Directive
Pictures are not part of the copy. Give again exactly the lines from the one with "Give me the Altair source for this chart." to the one with "base = alt.Chart(df)", inclusive.

------------------------------------------------------------

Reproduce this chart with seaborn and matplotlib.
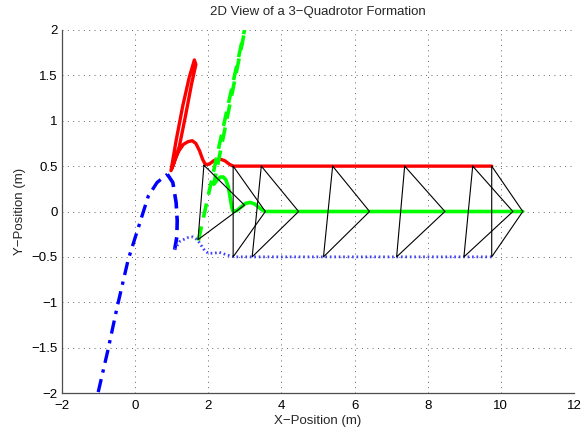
import matplotlib
matplotlib.use("Agg")
import matplotlib.pyplot as plt
import seaborn as sns
import pandas as pd

# red quadrotor path (spike, hump, then flat at y=0.5)
red_x = [0.98, 1.12, 1.30, 1.48, 1.62, 1.66, 1.54, 1.38, 1.21, 1.07, 1.00,
         1.08, 1.20, 1.32, 1.45, 1.56, 1.66, 1.76, 1.85, 1.92, 2.02,
         2.15, 2.30, 2.45, 2.58, 2.68, 9.75]
red_y = [0.45, 0.78, 1.16, 1.48, 1.67, 1.62, 1.40, 1.06, 0.72, 0.54, 0.47,
         0.57, 0.67, 0.74, 0.77, 0.78, 0.75, 0.67, 0.57, 0.52, 0.52,
         0.56, 0.58, 0.56, 0.52, 0.50, 0.50]

# green quadrotor: fast dashed leg, then settling curve
green_dash_x = [1.73, 3.10, 2.15]
green_dash_y = [-0.32, 2.20, 0.30]
green_x = [2.15, 2.25, 2.33, 2.41, 2.48, 2.55, 2.60, 2.64, 2.68, 2.78,
           2.90, 3.02, 3.15, 3.28, 3.40, 3.50, 3.56, 10.60]
green_y = [0.30, 0.35, 0.38, 0.38, 0.35, 0.27, 0.15, 0.05, 0.00, 0.01,
           0.05, 0.09, 0.10, 0.08, 0.04, 0.01, 0.00, 0.00]

# blue quadrotor: rise, drop, settle at y=-0.5
blue_rise_x = [-1.01, -0.74, -0.49, -0.19, 0.14, 0.36, 0.60, 0.88]
blue_rise_y = [-1.99, -1.52, -1.05, -0.53, -0.11, 0.17, 0.32, 0.41]
blue_drop_x = [0.88, 1.03, 1.12, 1.15, 1.14, 1.08]
blue_drop_y = [0.41, 0.32, 0.10, -0.10, -0.28, -0.42]
blue_settle_x = [1.08, 1.22, 1.42, 1.58, 1.70, 1.80, 1.90, 2.00, 2.15,
                 2.30, 2.45, 2.60, 2.70, 9.75]
blue_settle_y = [-0.42, -0.33, -0.29, -0.28, -0.31, -0.37, -0.43, -0.46,
                 -0.46, -0.45, -0.47, -0.49, -0.50, -0.50]

# formation snapshots (triangle vertices)
tri_red_x = [1.88, 2.68, 3.45, 5.40, 7.37, 9.23, 9.75]
tri_red_y = [0.51, 0.50, 0.50, 0.50, 0.50, 0.50, 0.50]
tri_green_x = [2.99, 3.56, 4.47, 6.41, 8.47, 10.33, 10.60]
tri_green_y = [0.07, 0.00, 0.00, 0.00, 0.00, 0.00, 0.00]
tri_blue_x = [1.72, 2.68, 3.20, 5.15, 7.15, 8.99, 9.75]
tri_blue_y = [-0.31, -0.50, -0.50, -0.50, -0.50, -0.50, -0.50]

sns.set_style("white")
plt.rcParams['font.family'] = ['Liberation Sans', 'DejaVu Sans']
plt.rcParams['font.size'] = 8.5

fig = plt.figure(figsize=(5.82, 4.33), dpi=100)
ax = fig.add_axes([62 / 582, 1 - 393 / 433, (574 - 62) / 582, (393 - 30) / 433])


def draw(x, y, **kw):
    df = pd.DataFrame({"x": x, "y": y})
    sns.lineplot(data=df, x="x", y="y", sort=False, estimator=None, ax=ax, **kw)


draw(red_x, red_y, color=(1, 0, 0), linewidth=2.4)
draw(green_dash_x, green_dash_y, color=(0, 1, 0), linewidth=2.6, linestyle=(0, (4, 2.5)))
draw(green_x, green_y, color=(0, 1, 0), linewidth=2.6)
draw(blue_rise_x, blue_rise_y, color=(0, 0, 1), linewidth=2.4, linestyle=(0, (4, 2, 1, 2)))
draw(blue_drop_x, blue_drop_y, color=(0, 0, 1), linewidth=2.6, linestyle=(0, (4, 2)))
draw(blue_settle_x, blue_settle_y, color=(0.25, 0.25, 1), linewidth=2.0, linestyle=(0, (0.6, 1.0)))

for i in range(len(tri_red_x)):
    tx = [tri_red_x[i], tri_green_x[i], tri_blue_x[i], tri_red_x[i]]
    ty = [tri_red_y[i], tri_green_y[i], tri_blue_y[i], tri_red_y[i]]
    ax.plot(tx, ty, color="black", linewidth=0.8)

ax.set_xlim(-2, 12)
ax.set_ylim(-2, 2)
ax.set_xticks(range(-2, 13, 2))
ax.set_yticks([-2, -1.5, -1, -0.5, 0, 0.5, 1, 1.5, 2])
ax.set_yticklabels(["\u22122", "\u22121.5", "\u22121", "\u22120.5", "0", "0.5", "1", "1.5", "2"])
ax.grid(True, color="0.4", linestyle=(0, (1, 4.5)), linewidth=0.7)
for s in ["top", "right"]:
    ax.spines[s].set_visible(False)
for s in ["left", "bottom"]:
    ax.spines[s].set_color("0.3")
    ax.spines[s].set_linewidth(0.9)
ax.tick_params(direction="in", length=4, width=0.8, colors="black", labelsize=9.5)
ax.tick_params(axis="x", pad=5)
ax.tick_params(axis="y", pad=3)
ax.set_title("2D View of a 3\u2212Quadrotor Formation", fontsize=9.5, pad=11)
ax.set_xlabel("X\u2212Position (m)", fontsize=9.5, labelpad=2)
ax.set_ylabel("Y\u2212Position (m)", fontsize=9.5, labelpad=4)

fig.savefig("out.png", dpi=100)
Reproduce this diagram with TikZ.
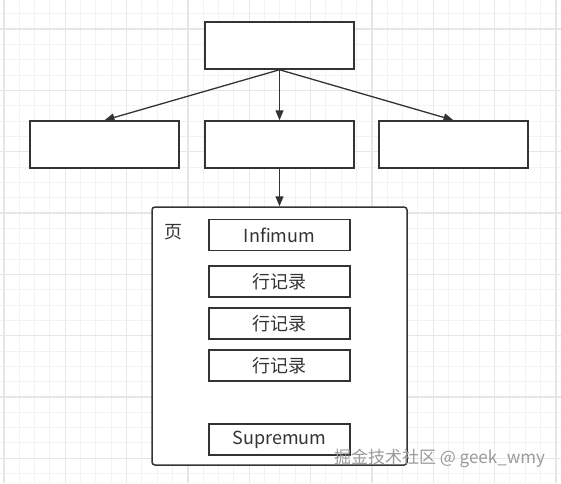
\documentclass[tikz,border=0pt]{standalone}
\usepackage{fontspec}
\setmainfont{Noto Sans CJK SC}
\usetikzlibrary{arrows.meta}
\definecolor{ink}{HTML}{333333}
\definecolor{gridminor}{HTML}{F2F2F2}
\definecolor{gridmajor}{HTML}{E6E6E6}
\definecolor{wmark}{HTML}{9A9A9A}
\tikzset{
  boxnode/.style={draw=ink, line width=1.5pt, fill=white, minimum width=149pt, minimum height=47pt, inner sep=0pt},
  recbox/.style={draw=ink, line width=1.5pt, fill=white, minimum width=141pt, minimum height=31pt, inner sep=0pt, text=ink, font=\fontsize{18}{18}\selectfont},
  pagebox/.style={draw=ink, line width=1.5pt, fill=white, rounded corners=3pt, minimum width=255pt, minimum height=258pt, inner sep=0pt},
  conn/.style={draw=ink, line width=1.3pt, -{Triangle[length=10pt,width=8pt]}},
  minorline/.style={gridminor, line width=1pt},
  majorline/.style={gridmajor, line width=1.3pt}
}
\begin{document}
\begin{tikzpicture}[x=1pt,y=-1pt]
\useasboundingbox (0,0) rectangle (561,483);
\fill[white] (0,0) rectangle (561,483);
% grid
\foreach \i in {0,...,37} {
  \draw[minorline] ({4+\i*15.33},0) -- ({4+\i*15.33},483);
}
\foreach \i in {0,...,32} {
  \draw[minorline] (0,{-1.6+\i*15.33}) -- (561,{-1.6+\i*15.33});
}
\foreach \i in {0,...,9} {
  \draw[majorline] ({4+\i*61.33},0) -- ({4+\i*61.33},483);
}
\foreach \i in {0,...,7} {
  \draw[majorline] (0,{29+\i*61.33}) -- (561,{29+\i*61.33});
}
% boxes
\node[boxnode] (top) at (279.5,45.5) {};
\node[boxnode] (left) at (104.5,144.5) {};
\node[boxnode] (mid) at (279.5,144.5) {};
\node[boxnode] (right) at (453.5,144.5) {};
\node[pagebox] (page) at (279.5,336) {};
\node[text=ink, font=\fontsize{18}{18}\selectfont] (pagelabel) at (173,232) {页};
\node[recbox] (inf) at (279.5,235) {Infimum};
\node[recbox] (r1) at (279.5,281.5) {行记录};
\node[recbox] (r2) at (279.5,323.5) {行记录};
\node[recbox] (r3) at (279.5,365.5) {行记录};
\node[recbox] (sup) at (279.5,439.5) {Supremum};
% connectors
\draw[conn] (top.south) -- (left.north);
\draw[conn] (top.south) -- (mid.north);
\draw[conn] (top.south) -- (right.north);
\draw[conn] (mid.south) -- (page.north);
% watermark
\node[text=wmark, font=\fontsize{17}{17}\selectfont, inner sep=0pt] (wm) at (439.5,458) {掘金技术社区 @ geek\_wmy};
\end{tikzpicture}
\end{document}
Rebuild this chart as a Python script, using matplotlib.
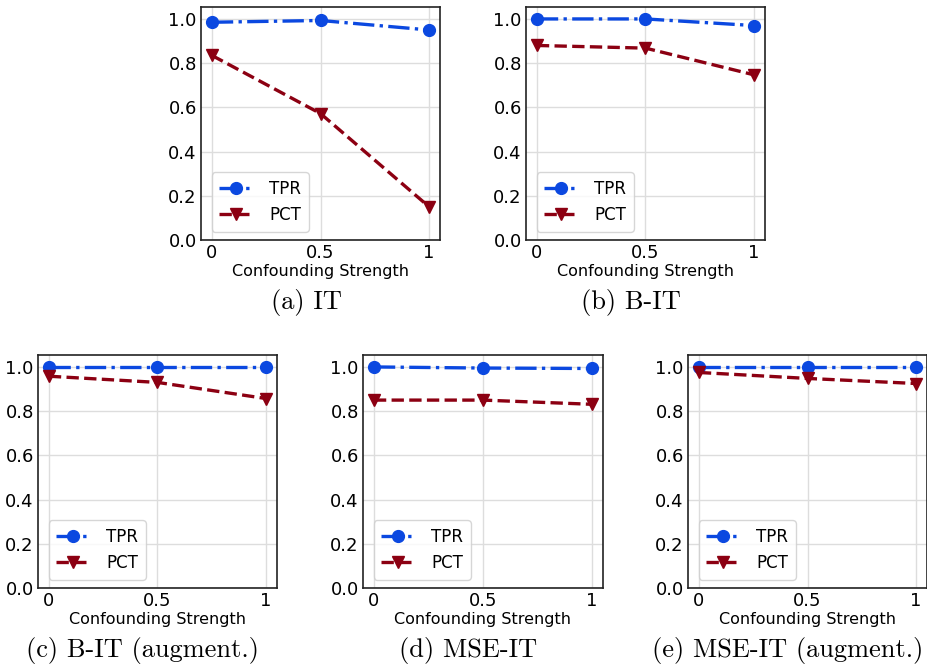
import matplotlib
matplotlib.use("Agg")
import matplotlib.pyplot as plt

# ============================
# Data
# ============================
strength = [0, 0.5, 1]
strength_labels = ["0", "0.5", "1"]

captions = ["(a) IT", "(b) B-IT", "(c) B-IT (augment.)",
            "(d) MSE-IT", "(e) MSE-IT (augment.)"]

tpr_it = [0.985, 0.993, 0.950]
pct_it = [0.835, 0.572, 0.150]

tpr_bit = [1.000, 1.000, 0.970]
pct_bit = [0.880, 0.868, 0.747]

tpr_bit_aug = [1.000, 1.000, 1.000]
pct_bit_aug = [0.958, 0.930, 0.857]

tpr_mse = [1.000, 0.995, 0.993]
pct_mse = [0.850, 0.850, 0.831]

tpr_mse_aug = [1.000, 1.000, 1.000]
pct_mse_aug = [0.975, 0.948, 0.925]

tpr_all = [tpr_it, tpr_bit, tpr_bit_aug, tpr_mse, tpr_mse_aug]
pct_all = [pct_it, pct_bit, pct_bit_aug, pct_mse, pct_mse_aug]

W, H = 928, 670
fig = plt.figure(figsize=(W / 100, H / 100), dpi=100)

# axes boxes in pixels: left, top, right, bottom
boxes = [(201, 7, 440, 240), (526, 7, 765, 240),
         (38, 355, 277, 588), (363, 355, 603, 588), (688, 355, 927, 588)]
# caption centres (x pixels)
cap_x = [306, 631, 143, 468, 788]

BLUE = '#0b48e0'
RED = '#8c0012'

for box, tpr, pct, cap, cx in zip(boxes, tpr_all, pct_all, captions, cap_x):
    l, t, r, b = box
    ax = fig.add_axes([l / W, 1 - b / H, (r - l) / W, (b - t) / H])
    ax.plot(strength, tpr, color=BLUE, linestyle='-.', linewidth=2.4,
            marker='o', markersize=8.5, label='TPR')
    ax.plot(strength, pct, color=RED, linestyle='--', linewidth=2.4,
            marker='v', markersize=8.5, label='PCT')
    ax.set_xlim(-0.05, 1.05)
    ax.set_ylim(0, 1.054)
    ax.set_xticks(strength)
    ax.set_xticklabels(strength_labels)
    ax.set_yticks([0, 0.2, 0.4, 0.6, 0.8, 1.0])
    ax.set_yticklabels(["0.0", "0.2", "0.4", "0.6", "0.8", "1.0"])
    ax.tick_params(length=0, labelsize=13, pad=3)
    ax.grid(True, color='#dddddd', linewidth=1)
    ax.set_axisbelow(True)
    for sp in ax.spines.values():
        sp.set_color('#222222')
        sp.set_linewidth(1.2)
    ax.set_xlabel("Confounding Strength", fontsize=11.5, labelpad=1)
    ax.legend(loc='lower left', fontsize=12, handlelength=2.0,
              bbox_to_anchor=(0.01, 0.0), borderpad=0.45, labelspacing=0.5,
              handletextpad=1.0)
    fig.text(cx / W, 1 - (b + 62) / H, cap, fontsize=19, family='cmr10',
             ha='center', va='center')

fig.savefig("out.png", dpi=100)
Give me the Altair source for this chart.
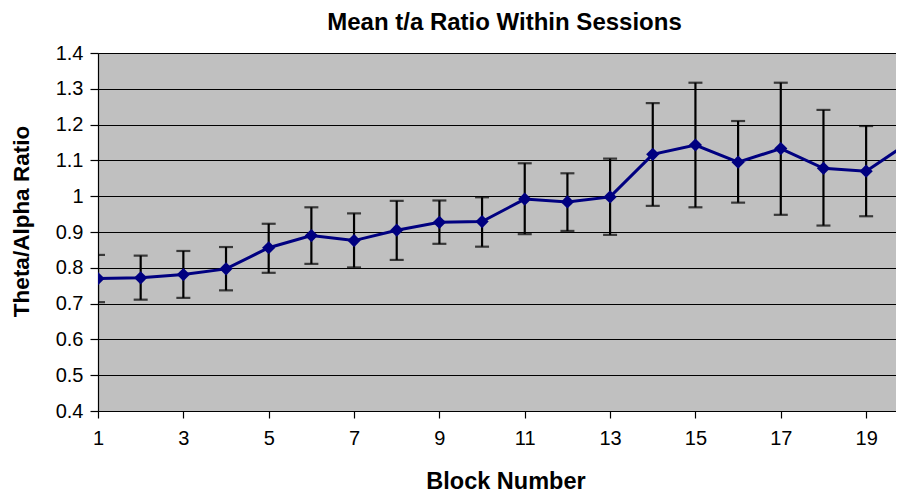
import altair as alt
import pandas as pd

blocks = [1, 2, 3, 4, 5, 6, 7, 8, 9, 10, 11, 12, 13, 14, 15, 16, 17, 18, 19, 20]
means = [0.770, 0.772, 0.781, 0.797, 0.856, 0.890, 0.876, 0.905, 0.927, 0.929,
         0.992, 0.984, 0.998, 1.117, 1.143, 1.095, 1.133, 1.078, 1.070, 1.150]
upper = [0.836, 0.834, 0.847, 0.858, 0.923, 0.969, 0.952, 0.987, 0.988, 0.997,
         1.092, 1.064, 1.105, 1.260, 1.317, 1.210, 1.317, 1.241, 1.196, 1.275]
lower = [0.704, 0.711, 0.716, 0.737, 0.786, 0.811, 0.801, 0.822, 0.867, 0.859,
         0.894, 0.903, 0.892, 0.973, 0.969, 0.982, 0.948, 0.918, 0.944, 1.025]

x_ticks = [1, 3, 5, 7, 9, 11, 13, 15, 17, 19]
y_ticks = [0.4, 0.5, 0.6, 0.7, 0.8, 0.9, 1.0, 1.1, 1.2, 1.3, 1.4]

df = pd.DataFrame({"block": blocks, "mean": means, "upper": upper, "lower": lower})

FONT = "Liberation Sans"

x_enc = alt.X(
    "block:Q",
    scale=alt.Scale(domain=[1, 19.70], nice=False, zero=False),
    axis=alt.Axis(
        values=x_ticks, grid=False, title="Block Number",
        tickSize=7, labelPadding=10, labelFlush=False, labelOverlap=False,
        titleX=407.5, titleY=77, titleBaseline="alphabetic", titleAlign="center",
        titleFontSize=23.5, titleFontWeight="bold",
    ),
)


def y_enc(field):
    return alt.Y(
        f"{field}:Q",
        scale=alt.Scale(domain=[0.4, 1.4], nice=False, zero=False),
        axis=alt.Axis(
            values=y_ticks, format=".1~f", grid=True, title="Theta/Alpha Ratio",
            tickSize=8, labelPadding=7, labelFlush=False, labelOverlap=False,
            titleX=-70, titleY=168, titleAngle=270, titleBaseline="alphabetic",
            titleAlign="center", titleFontSize=22.5, titleFontWeight="bold",
        ),
    )


base = alt.Chart(df)

bars = base.mark_rule(color="black", strokeWidth=2.2, clip=True).encode(
    x=x_enc, y=y_enc("lower"), y2="upper:Q"
)
cap_hi = base.mark_tick(color="black", thickness=2.2, size=14, orient="horizontal", clip=True).encode(
    x=x_enc, y=y_enc("upper")
)
cap_lo = base.mark_tick(color="black", thickness=2.2, size=14, orient="horizontal", clip=True).encode(
    x=x_enc, y=y_enc("lower")
)
line = base.mark_line(color="#000080", strokeWidth=3, clip=True).encode(
    x=x_enc, y=y_enc("mean")
)
pts = base.mark_point(shape="diamond", filled=True, size=175, color="#000080", opacity=1, clip=True).encode(
    x=x_enc, y=y_enc("mean")
)

chart = (
    alt.layer(bars, cap_hi, cap_lo, line, pts)
    .properties(
        width=798,
        height=358,
        autosize=alt.AutoSizeParams(type="none"),
        padding={"left": 90, "top": 45, "right": 0, "bottom": 95},
        title=alt.TitleParams(
            "Mean t/a Ratio Within Sessions",
            anchor="middle", frame="group", dx=7.5, dy=23, offset=12,
            baseline="alphabetic", fontSize=24, fontWeight="bold", font=FONT, color="black",
        ),
    )
    .configure(background="white")
    .configure_view(fill="#c0c0c0", strokeWidth=0)
    .configure_axis(
        labelFont=FONT, titleFont=FONT, labelFontSize=20, labelColor="black",
        titleColor="black", domainColor="black", domainWidth=1.2, tickColor="black",
        tickWidth=1.2, gridColor="black", gridWidth=1, gridOpacity=1,
    )
)

chart.save("out.html", embed_options={"renderer": "svg", "actions": False})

------------------------------------------------------------

Result
Give me the Altair source for this chart.
import altair as alt
import pandas as pd

blocks = [1, 2, 3, 4, 5, 6, 7, 8, 9, 10, 11, 12, 13, 14, 15, 16, 17, 18, 19, 20]
means = [0.770, 0.772, 0.781, 0.797, 0.856, 0.890, 0.876, 0.905, 0.927, 0.929,
         0.992, 0.984, 0.998, 1.117, 1.143, 1.095, 1.133, 1.078, 1.070, 1.150]
upper = [0.836, 0.834, 0.847, 0.858, 0.923, 0.969, 0.952, 0.987, 0.988, 0.997,
         1.092, 1.064, 1.105, 1.260, 1.317, 1.210, 1.317, 1.241, 1.196, 1.275]
lower = [0.704, 0.711, 0.716, 0.737, 0.786, 0.811, 0.801, 0.822, 0.867, 0.859,
         0.894, 0.903, 0.892, 0.973, 0.969, 0.982, 0.948, 0.918, 0.944, 1.025]

x_ticks = [1, 3, 5, 7, 9, 11, 13, 15, 17, 19]
y_ticks = [0.4, 0.5, 0.6, 0.7, 0.8, 0.9, 1.0, 1.1, 1.2, 1.3, 1.4]

df = pd.DataFrame({"block": blocks, "mean": means, "upper": upper, "lower": lower})

FONT = "Liberation Sans"

x_enc = alt.X(
    "block:Q",
    scale=alt.Scale(domain=[1, 19.70], nice=False, zero=False),
    axis=alt.Axis(
        values=x_ticks, grid=False, title="Block Number",
        tickSize=7, labelPadding=10, labelFlush=False, labelOverlap=False,
        titleX=407.5, titleY=77, titleBaseline="alphabetic", titleAlign="center",
        titleFontSize=23.5, titleFontWeight="bold",
    ),
)


def y_enc(field):
    return alt.Y(
        f"{field}:Q",
        scale=alt.Scale(domain=[0.4, 1.4], nice=False, zero=False),
        axis=alt.Axis(
            values=y_ticks, format=".1~f", grid=True, title="Theta/Alpha Ratio",
            tickSize=8, labelPadding=7, labelFlush=False, labelOverlap=False,
            titleX=-70, titleY=168, titleAngle=270, titleBaseline="alphabetic",
            titleAlign="center", titleFontSize=22.5, titleFontWeight="bold",
        ),
    )


base = alt.Chart(df)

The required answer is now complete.